Jerusalem: Syria’s new leadership has taken steps to try to unite disparate rebel factions under a single government, the latest move to try to assert authority over the country following their ouster of Bashar al-Assad.
A number of rebel factions have agreed to dissolve themselves and be integrated under the Defence Ministry, according to SANA, the Syrian state-run news service.
Beyond dissolving rebel factions, the man born Ahmed Hussein al-Sharaa but formerly known as Abu Mohammed al-Jolani, the leader of the offensive that overthrew the Assad dictatorship, has taken other actions recently aimed at building a new state. His administration has appointed a caretaker prime minister to lead a transitional government until March and has promised that a legal committee would draft a new constitution.

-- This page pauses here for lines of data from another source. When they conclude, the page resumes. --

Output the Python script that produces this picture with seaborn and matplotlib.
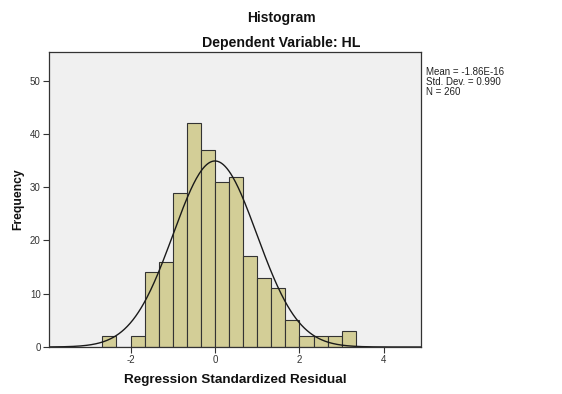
import numpy as np
import pandas as pd
import matplotlib
matplotlib.use("Agg")
import matplotlib.pyplot as plt
import seaborn as sns

# Data
bin_edges = [-8/3, -7/3, -6/3, -5/3, -4/3, -3/3, -2/3, -1/3, 0, 1/3, 2/3, 1,
             4/3, 5/3, 2, 7/3, 8/3, 3, 10/3]
counts = [2, 0, 2, 14, 16, 29, 42, 37, 31, 32, 17, 13, 11, 5, 2, 2, 2, 3]
mean_val = -1.86e-16
std_val = 0.990
n_val = 260
x_ticks = [-2, 0, 2, 4]
y_ticks = [0, 10, 20, 30, 40, 50]

sns.set_style("white")
plt.rcParams['font.family'] = ['Liberation Sans', 'DejaVu Sans']

fig = plt.figure(figsize=(5.62, 3.94), dpi=100)
ax = fig.add_axes([0.0872, 0.1193, 0.662, 0.749])
ax.set_facecolor("#f0f0f0")

centers = [(bin_edges[i] + bin_edges[i + 1]) / 2 for i in range(len(counts))]
df = pd.DataFrame({"resid": centers, "count": counts})
sns.histplot(data=df, x="resid", weights="count", bins=bin_edges, ax=ax,
             color="#d3ce97", alpha=1, edgecolor="#333333", linewidth=0.8)

xlim = (-3.93, 4.88)
width = bin_edges[1] - bin_edges[0]
xs = np.linspace(xlim[0], xlim[1], 400)
ys = n_val * width * np.exp(-0.5 * ((xs - mean_val) / std_val) ** 2) / (std_val * np.sqrt(2 * np.pi))
sns.lineplot(x=xs, y=ys, ax=ax, color="#1a1a1a", linewidth=1.0)

ax.set_xlim(*xlim)
ax.set_ylim(0, 55.4)
ax.set_xticks(x_ticks)
ax.set_yticks(y_ticks)
ax.set_xticklabels([str(t) for t in x_ticks])
ax.tick_params(axis="both", labelsize=7, length=4, width=0.8, direction="out",
               colors="#333333", pad=2, bottom=True, left=True)
for s in ax.spines.values():
    s.set_color("#333333")
    s.set_linewidth(0.9)

ax.set_xlabel("Regression Standardized Residual", fontsize=9.7, fontweight="bold",
              labelpad=6, color="#111111")
ax.set_ylabel("Frequency", fontsize=8.7, fontweight="bold", labelpad=4, color="#111111")

fig.text(0.5, 0.955, "Histogram", ha="center", va="center", fontsize=10,
         fontweight="bold", color="#111111")
fig.text(0.5, 0.89, "Dependent Variable: HL", ha="center", va="center", fontsize=10.2,
         fontweight="bold", color="#111111")
fig.text(0.758, 0.792, f"Mean = -1.86E-16\nStd. Dev. = {std_val:.3f}\nN = {n_val}",
         ha="left", va="center", fontsize=7, linespacing=1.0, color="#222222")

fig.savefig("out.png", dpi=100)
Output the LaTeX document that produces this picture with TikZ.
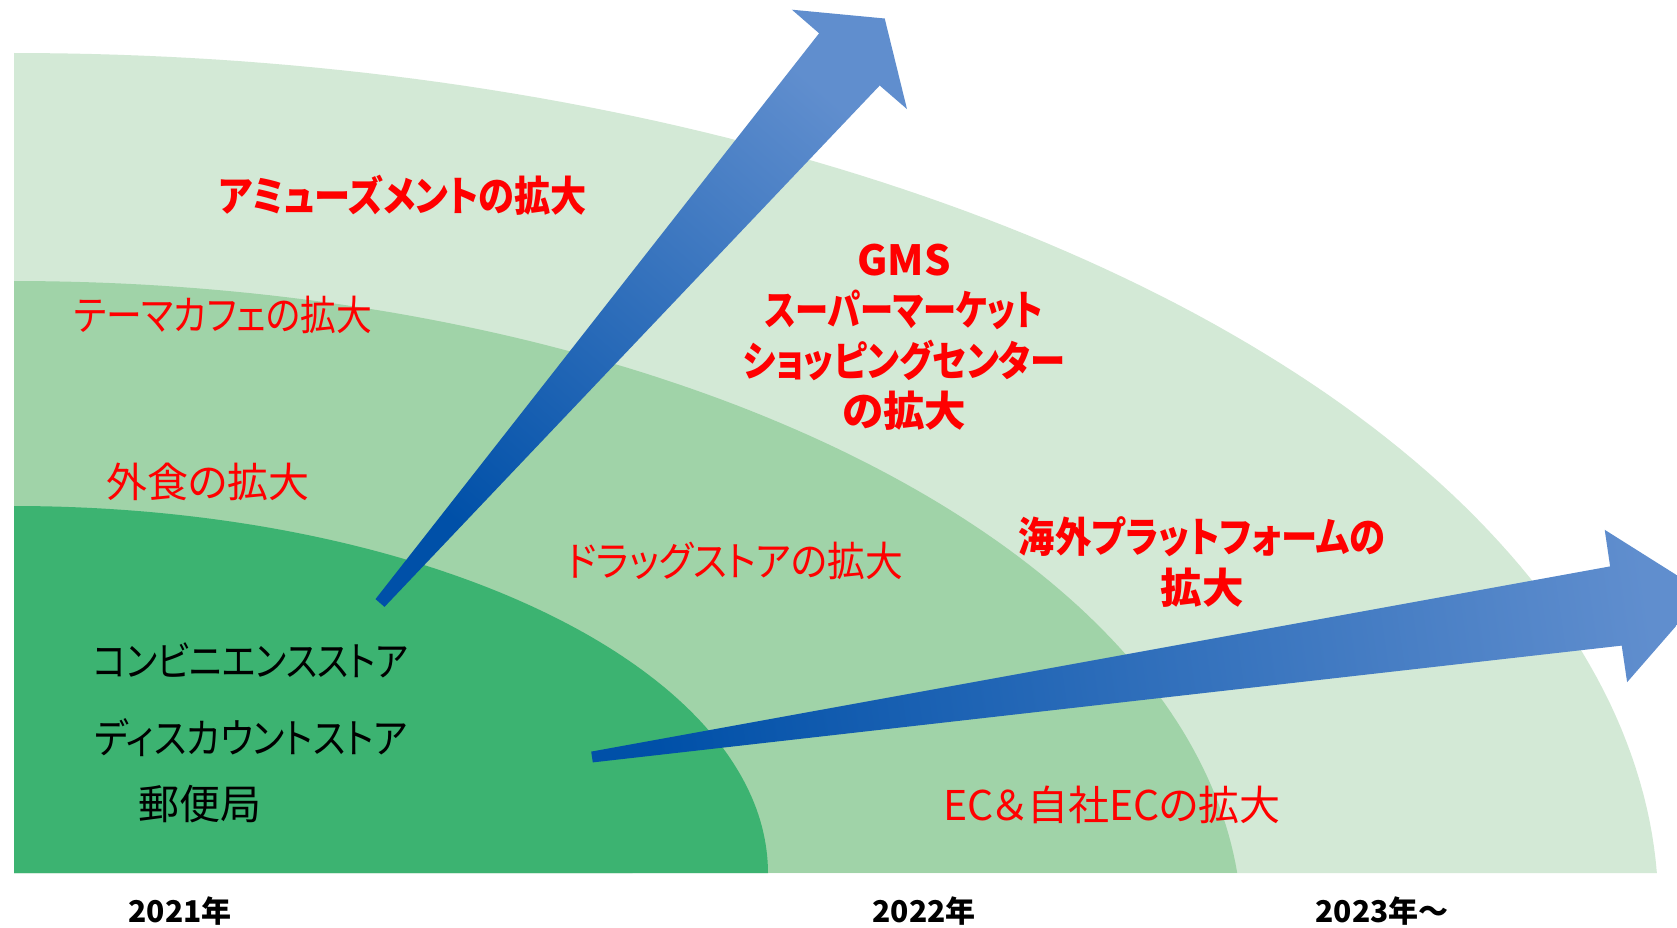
\documentclass[tikz,border=0pt]{standalone}
\usepackage{graphicx}
\usepackage{fontspec}
\newfontfamily\jp{Noto Sans CJK JP}[RawFeature=+palt]
\newcommand\hsq[2]{\scalebox{#1}[1]{#2}}
\definecolor{gin}{RGB}{60,179,113}
\definecolor{gmid}{RGB}{160,211,168}
\definecolor{gout}{RGB}{211,233,214}
\definecolor{atail}{RGB}{0,80,168}
\definecolor{ahead}{RGB}{96,142,206}
\definecolor{txtred}{RGB}{255,0,0}
\tikzset{
  lbl/.style={inner sep=0pt, font=\jp\fontsize{41}{48}\selectfont},
  redr/.style={lbl, text=txtred},
  redb/.style={lbl, text=txtred, align=center, font=\jp\bfseries\fontsize{41.5}{50.5}\selectfont},
  blk/.style={lbl, text=black},
  yr/.style={inner sep=0pt, text=black, font=\jp\bfseries\fontsize{30}{36}\selectfont},
  arrowup/.style={top color=ahead, bottom color=atail, shading angle=-40.8},
  arrowright/.style={top color=ahead, bottom color=atail, shading angle=-81.6}
}
\begin{document}
\begin{tikzpicture}[x=1pt,y=-1pt]
\useasboundingbox (0,0) rectangle (1677,928);
\fill[white] (0,0) rectangle (1677,928);
\clip (0,0) rectangle (1677,928);
% bands
\fill[gout] (14,873) -- plot[domain=0:87.53, samples=100] ({14+1644.5*sin(\x)},{910-857*cos(\x)}) -- cycle;
\fill[gmid] (14,873) -- plot[domain=0:84.96, samples=100] ({14+1228*sin(\x)},{930-649*cos(\x)}) -- cycle;
\fill[gin] (14,873) -- plot[domain=0:90, samples=100] ({14+754*sin(\x)},{873-367*cos(\x)}) -- cycle;
% arrows
\shade[arrowup] (375.5,599.1) -- (819.1,33.3) -- (791.9,9.7) -- (884.7,18.5) -- (907.0,109.1) -- (879.7,85.5) -- (384.5,606.9) -- cycle;
\shade[arrowright] (591.2,751.6) -- (1610.1,566.4) -- (1604.7,529.8) -- (1704.9,592.9) -- (1627.1,682.2) -- (1621.7,645.6) -- (592.8,762.4) -- cycle;
% labels
\node[redb] (amuse) at (403,195) {\hsq{0.872}{アミューズメントの拡大}};
\node[redb] (gms) at (904,337) {GMS\\\hsq{0.80}{スーパーマーケット}\\\hsq{0.85}{ショッピングセンター}\\の拡大};
\node[redb] (kaigai) at (1202,562) {\hsq{0.876}{海外プラットフォームの}\\拡大};
\node[redr] (theme) at (223,315) {\hsq{0.873}{テーマカフェの拡大}};
\node[redr] (gaishoku) at (208,482) {外食の拡大};
\node[redr] (drug) at (735,561) {\hsq{0.921}{ドラッグストアの拡大}};
\node[redr] (ec) at (1112,805) {EC＆自社ECの拡大};
\node[blk] (conv) at (251,660) {\hsq{0.854}{コンビニエンスストア}};
\node[blk] (disc) at (251,738) {\hsq{0.884}{ディスカウントストア}};
\node[blk] (post) at (200,804) {郵便局};
\node[yr] (y1) at (180,911) {2021年};
\node[yr] (y2) at (924,911) {2022年};
\node[yr] (y3) at (1382,911) {2023年～};
\end{tikzpicture}
\end{document}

Disbanding the country’s armed factions was a logical step for a leadership trying to establish a single national military.
“They are trying to build a state,” said Dareen Khalifa, a senior adviser at the International Crisis Group, which researches global crises. “You can’t build a state while you have a million and one militias running around doing their own things.”
Khalifa, who met Sharaa this week, said she was under the impression that dissolving the rebel factions was a top priority for the new leaders because “wayward factions” were acting outside their command in parts of rural Syria.
Pictures posted on social media on the day the rebel unification was announced showed Sharaa meeting with dozens of rebel faction leaders, many of them clad in military uniforms.
Sharaa has participated in official meetings recently wearing a business suit rather than a military uniform. Since his faction, Hayat Tahrir al-Sham, routed Assad, he has presented himself as more of a statesman and less of a rebel leader, and has espoused relatively moderate political positions despite past links to Islamist extremists.